Cape Town - Mpho Mbiyozo's mannerism scream of New Zealand - chief among said mannerisms being his accent, which, if you've ever listened to a New Zealander speak, is anywhere between British and Australian.
Throw in the odd 'mate' in sentences and it's acceptable to conclude that Mbiyozo has fully embraced his move to New Zealand, as coach of Belfast Rugby Club - a position he held for no less than a month before a gunman killed 51 people at the Al Noor mosque and Linwood Islamic Centre on the morning of March 15.

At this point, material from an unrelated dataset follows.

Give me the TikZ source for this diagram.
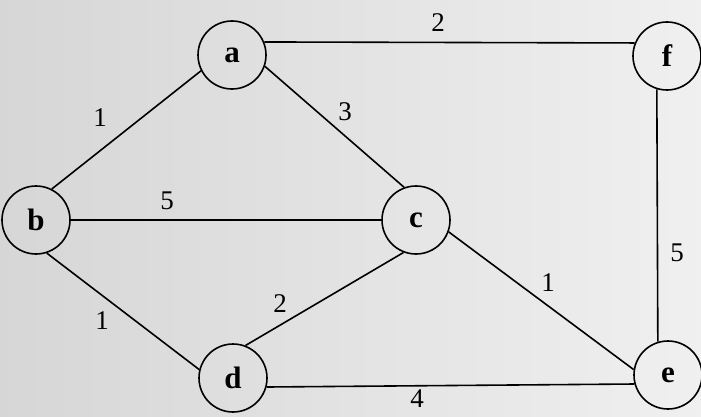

Mbiyozo was part of the 2008/09 South African World Rugby Sevens Series winning team which he led with now Springbok World Cup winning assistant coach Mzwandile Stick.
The series win was a first for the country under then coach Paul Treu.
His inspiration to move to New Zealand, he reveals, came after he went on a development trip to Christchurch in June last year. He also spent time with Super Rugby side Crusaders, "who would, after training sessions ask for my input on what I had observed".
After a brief stint with the Southern Kings in 2013 and a coaching gig at the Boland Academy, Mbiyozo's experience of New Zealand attracted him to the point that when an opportunity to coach came about, he applied and got the job, setting off a new chapter of his life and his family - wife Aimee-Noel Mbiyozo and children Vukile (4), Alakhe (6) and Khaya (6).
"I was struck by the alignment of their rugby structures," Mbiyozo said. "I knew I had to go back and show off my coaching skills in the country."
The former flank says at its core, his rugby coaching philosophy looks beyond rugby.
"I push players to question what life looks like after rugby and in doing that, it's about them being able to be what they want to be in life."
"Yes, the rugby game plan and tactics are there, but what are you doing outside of rugby and are you looking beyond?" - this his draws from his personal experience.
Summed up, Mbiyozo said: "Its about using rugby to teach people about life."
Mbiyozo, now left with a year on his contract has plans of pursuing more rugby coaching opportunities.
And why not? At just 36, his goals include coaching in Japan and Europe.